WRITTEN EXERCISE: From the first line of the listing below, retype each line up to and including the one with "const yTicks = [0.05, 0.54, 1.02, 1.51, 2.0];"; pictures stay out.

# # # # #

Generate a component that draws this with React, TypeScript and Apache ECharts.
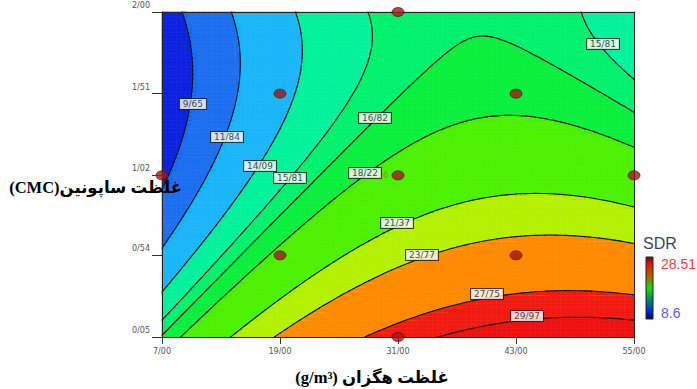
import React, { useEffect, useRef } from 'react';
import * as echarts from 'echarts';

// ---- Axes ----
const xTicks = [7, 19, 31, 43, 55];
const yTicks = [0.05, 0.54, 1.02, 1.51, 2.0];

// ---- Design points (hexane conc., saponin conc.) and SDR surface value read at each dot ----
const designX = [7, 19, 19, 31, 31, 31, 43, 43, 55];
const designY = [1.02, 0.54, 1.51, 0.05, 1.02, 2.0, 0.54, 1.51, 1.02];
const designSDR = [9.25, 18.78, 13.56, 28.85, 19.01, 16.27, 25.01, 17.65, 19.57];
const centerReplicates = 6;

// ---- Contour levels and band colours ----
const contourLevels = [9.65, 11.84, 14.09, 15.81, 16.82, 18.22, 21.37, 23.77, 27.75, 29.97];
const bandColors = [
  '#0b22e0', '#1c6ff0', '#1ab6fa', '#00f39a', '#00f26c', '#0af03c',
  '#4cf200', '#b4f200', '#ff8a00', '#f21a10', '#f01010',
];

// ---- Contour label annotations (level, x, y) ----
const labelLevels = [9.65, 11.84, 14.09, 15.81, 16.82, 18.22, 21.37, 23.77, 27.75, 29.97, 15.81];
const labelX = [10.15, 13.61, 16.97, 20.02, 28.66, 27.64, 30.9, 33.44, 40.05, 44.12, 51.85];
const labelY = [1.448, 1.25, 1.076, 1.004, 1.364, 1.034, 0.734, 0.542, 0.308, 0.176, 1.808];

// ---- Legend / titles ----
const legendTitle = 'SDR';
const legendMax = 28.51;
const legendMin = 8.6;
const xTitle = 'غلظت هگزان (g/m³)';
const yTitle = 'غلظت ساپونین(CMC)';

const fmt = (v: number) => v.toFixed(2).replace('.', '/');
const rtl = (s: string) => '\u202B' + s + '\u202C';

const xMin = xTicks[0];
const xMax = xTicks[xTicks.length - 1];
const yMin = yTicks[0];
const yMax = yTicks[yTicks.length - 1];
const xMid = (xMin + xMax) / 2;
const xHalf = (xMax - xMin) / 2;
const yMid = (yMin + yMax) / 2;
const yHalf = (yMax - yMin) / 2;

function features(x: number, y: number) {
  const u = (x - xMid) / xHalf;
  const v = (y - yMid) / yHalf;
  return [1, u, v, u * u, v * v, u * v];
}

function solve(A: number[][], b: number[]) {
  const n = b.length;
  const M = A.map((r, i) => [...r, b[i]]);
  for (let c = 0; c < n; c++) {
    let p = c;
    for (let r = c + 1; r < n; r++) if (Math.abs(M[r][c]) > Math.abs(M[p][c])) p = r;
    const tmp = M[c]; M[c] = M[p]; M[p] = tmp;
    for (let r = 0; r < n; r++) {
      if (r === c) continue;
      const f = M[r][c] / M[c][c];
      for (let k = c; k <= n; k++) M[r][k] -= f * M[c][k];
    }
  }
  return M.map((r, i) => r[n] / r[i]);
}

// least-squares quadratic response surface fitted to the design points
function fitSurface() {
  const F = designX.map((x, i) => features(x, designY[i]));
  const AtA = Array.from({ length: 6 }, (_, i) =>
    Array.from({ length: 6 }, (_, j) => F.reduce((s, r) => s + r[i] * r[j], 0)));
  const Atb = Array.from({ length: 6 }, (_, i) => F.reduce((s, r, k) => s + r[i] * designSDR[k], 0));
  const beta = solve(AtA, Atb);
  return (x: number, y: number) => features(x, y).reduce((s, f, i) => s + f * beta[i], 0);
}

function buildOption() {
  const surface = fitSurface();
  const NX = 96;
  const NY = 78;
  const dx = (xMax - xMin) / NX;
  const dy = (yMax - yMin) / NY;
  const cells: number[][] = [];
  const crossCells: number[][] = [];
  for (let j = 0; j < NY; j++) {
    for (let i = 0; i < NX; i++) {
      const x0 = xMin + i * dx, x1 = x0 + dx;
      const y0 = yMin + j * dy, y1 = y0 + dy;
      const z = [surface(x0, y0), surface(x1, y0), surface(x1, y1), surface(x0, y1)];
      const cell = [x0, y0, x1, y1, ...z];
      cells.push(cell);
      const zmin = Math.min(...z), zmax = Math.max(...z);
      if (contourLevels.some((L) => L > zmin && L < zmax)) crossCells.push(cell);
    }
  }

  const cellGeom = (api: any) => {
    const x0 = api.value(0), y0 = api.value(1), x1 = api.value(2), y1 = api.value(3);
    const z = [api.value(4), api.value(5), api.value(6), api.value(7)];
    const a = api.coord([x0, y0]);
    const c = api.coord([x1, y1]);
    const P = [[a[0], a[1]], [c[0], a[1]], [c[0], c[1]], [a[0], c[1]]];
    return { a, c, P, z };
  };
  const lerp = (P: number[][], z: number[], e: number, e2: number, L: number) => {
    const t = (L - z[e]) / (z[e2] - z[e]);
    return [P[e][0] + t * (P[e2][0] - P[e][0]), P[e][1] + t * (P[e2][1] - P[e][1])];
  };

  const fillItem = (_params: any, api: any) => {
    const { a, c, P, z } = cellGeom(api);
    const zmin = Math.min(...z), zmax = Math.max(...z);
    const base = contourLevels.filter((L) => L <= zmin).length;
    const children: any[] = [{
      type: 'rect',
      shape: { x: Math.min(a[0], c[0]), y: Math.min(a[1], c[1]), width: Math.abs(c[0] - a[0]), height: Math.abs(c[1] - a[1]) },
      style: { fill: bandColors[base], stroke: bandColors[base], lineWidth: 0.6 },
    }];
    contourLevels.forEach((L, k) => {
      if (!(L > zmin && L <= zmax)) return;
      const poly: number[][] = [];
      for (let e = 0; e < 4; e++) {
        const e2 = (e + 1) % 4;
        if (z[e] >= L) poly.push(P[e]);
        if ((z[e] - L) * (z[e2] - L) < 0) poly.push(lerp(P, z, e, e2, L));
      }
      children.push({ type: 'polygon', shape: { points: poly }, style: { fill: bandColors[k + 1], stroke: bandColors[k + 1], lineWidth: 0.6 } });
    });
    return { type: 'group', children };
  };

  const lineItem = (_params: any, api: any) => {
    const { P, z } = cellGeom(api);
    const children: any[] = [];
    contourLevels.forEach((L) => {
      const pts: number[][] = [];
      for (let e = 0; e < 4; e++) {
        const e2 = (e + 1) % 4;
        if ((z[e] - L) * (z[e2] - L) < 0) pts.push(lerp(P, z, e, e2, L));
      }
      for (let s = 0; s + 1 < pts.length; s += 2) {
        children.push({
          type: 'line',
          shape: { x1: pts[s][0], y1: pts[s][1], x2: pts[s + 1][0], y2: pts[s + 1][1] },
          style: { stroke: '#141414', lineWidth: 1.1, lineCap: 'round' },
        });
      }
    });
    return { type: 'group', children };
  };

  const tickFont = { fontSize: 8, color: '#555', fontFamily: 'DejaVu Sans' };
  const titleFont = "'Liberation Serif', 'DejaVu Sans', serif";

  return {
    animation: false,
    backgroundColor: '#ffffff',
    grid: { left: 162, right: 63, top: 12, bottom: 52, outerBoundsMode: 'none', containLabel: false },
    xAxis: [
      {
        type: 'value', min: xMin, max: xMax, z: 10,
        axisLine: { show: true, lineStyle: { color: '#222', width: 1 } },
        axisTick: { show: true, length: 7, customValues: xTicks, lineStyle: { color: '#333', width: 1 } },
        axisLabel: { customValues: xTicks, formatter: (v: number) => fmt(v), margin: 10, ...tickFont },
        splitLine: { show: false },
      },
      {
        type: 'value', position: 'top', min: xMin, max: xMax, z: 10,
        axisLine: { show: true, lineStyle: { color: '#222', width: 1 } },
        axisTick: { show: false }, axisLabel: { show: false }, splitLine: { show: false },
      },
    ],
    yAxis: [
      {
        type: 'value', min: yMin, max: yMax, z: 10,
        axisLine: { show: true, lineStyle: { color: '#222', width: 1 } },
        axisTick: { show: true, length: 10, customValues: yTicks, lineStyle: { color: '#333', width: 1 } },
        axisLabel: { customValues: yTicks, formatter: (v: number) => fmt(v), margin: 12, verticalAlign: 'bottom', lineHeight: 13, ...tickFont },
        splitLine: { show: false },
      },
      {
        type: 'value', position: 'right', min: yMin, max: yMax, z: 10,
        axisLine: { show: true, lineStyle: { color: '#222', width: 1 } },
        axisTick: { show: false }, axisLabel: { show: false }, splitLine: { show: false },
      },
    ],
    series: [
      {
        type: 'custom', name: 'fill', coordinateSystem: 'cartesian2d', xAxisIndex: 0, yAxisIndex: 0,
        data: cells, encode: { x: [0, 2], y: [1, 3] }, renderItem: fillItem, silent: true, z: 1, progressive: 0,
      },
      {
        type: 'custom', name: 'contours', coordinateSystem: 'cartesian2d', xAxisIndex: 0, yAxisIndex: 0,
        data: crossCells, encode: { x: [0, 2], y: [1, 3] }, renderItem: lineItem, silent: true, z: 2, progressive: 0,
      },
      {
        type: 'scatter', name: 'labels', symbol: 'rect', symbolSize: 1, z: 3, silent: true,
        itemStyle: { color: 'rgba(0,0,0,0)' },
        data: labelLevels.map((L, i) => [labelX[i], labelY[i], L]),
        label: {
          show: true, position: 'inside', formatter: (p: any) => fmt(p.value[2]),
          backgroundColor: '#ffffff', borderColor: '#1a1a1a', borderWidth: 1, padding: [1, 3, 0, 3],
          fontSize: 9, lineHeight: 9, color: '#111', fontFamily: 'DejaVu Sans',
        },
      },
      {
        type: 'scatter', name: 'design', symbol: 'circle', symbolSize: [12, 9], z: 20, clip: false, silent: true,
        itemStyle: { color: '#a01818', borderColor: '#5a0808', borderWidth: 0.8 },
        data: designX.map((x, i) => {
          const item: any = { value: [x, designY[i], designSDR[i]] };
          if (i === 4) {
            item.label = { show: true, formatter: String(centerReplicates), position: 'left', distance: 3, color: '#777', fontSize: 9, fontFamily: 'DejaVu Sans' };
          }
          return item;
        }),
      },
    ],
    graphic: [
      {
        type: 'text', x: 182, y: 187, z: 100,
        style: { text: rtl(yTitle), align: 'right', verticalAlign: 'middle', fontSize: 16.5, fontWeight: 'bold', fontFamily: titleFont, fill: '#000' },
      },
      {
        type: 'text', x: 372, y: 377, z: 100,
        style: { text: rtl(xTitle), align: 'center', verticalAlign: 'middle', fontSize: 16.5, fontWeight: 'bold', fontFamily: titleFont, fill: '#000' },
      },
      {
        type: 'text', x: 643, y: 243, z: 100,
        style: { text: legendTitle, align: 'left', verticalAlign: 'middle', fontSize: 16, fontFamily: 'Liberation Sans', fill: '#3b4560' },
      },
      {
        type: 'text', x: 661, y: 264, z: 100,
        style: { text: String(legendMax), align: 'left', verticalAlign: 'middle', fontSize: 14, fontFamily: 'Liberation Sans', fill: '#ff3b3b' },
      },
      {
        type: 'text', x: 661, y: 313, z: 100,
        style: { text: String(legendMin), align: 'left', verticalAlign: 'middle', fontSize: 14, fontFamily: 'Liberation Sans', fill: '#5a5aff' },
      },
      {
        type: 'rect', x: 646, y: 257, z: 100,
        shape: { width: 7, height: 62 },
        style: {
          fill: new echarts.graphic.LinearGradient(0, 0, 0, 1, [
            { offset: 0, color: '#7a0000' },
            { offset: 0.1, color: '#e01010' },
            { offset: 0.3, color: '#b85a00' },
            { offset: 0.5, color: '#10e010' },
            { offset: 0.65, color: '#00a040' },
            { offset: 0.85, color: '#0030e0' },
            { offset: 1, color: '#000070' },
          ]),
          stroke: '#222', lineWidth: 1,
        },
      },
    ],
  };
}

export default function App() {
  const ref = useRef<HTMLDivElement>(null);
  useEffect(() => {
    if (!ref.current) return;
    const chart = echarts.init(ref.current, undefined, { renderer: 'svg' });
    chart.setOption(buildOption() as any);
    return () => chart.dispose();
  }, []);
  return (
    <div
      ref={ref}
      style={{ position: 'fixed', left: 0, top: 0, width: 697, height: 389, background: '#fff' }}
    />
  );
}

# # # # #

ANSWER BELOW:
Generate a component that draws this with React, TypeScript and Apache ECharts.
import React, { useEffect, useRef } from 'react';
import * as echarts from 'echarts';

// ---- Axes ----
const xTicks = [7, 19, 31, 43, 55];
const yTicks = [0.05, 0.54, 1.02, 1.51, 2.0];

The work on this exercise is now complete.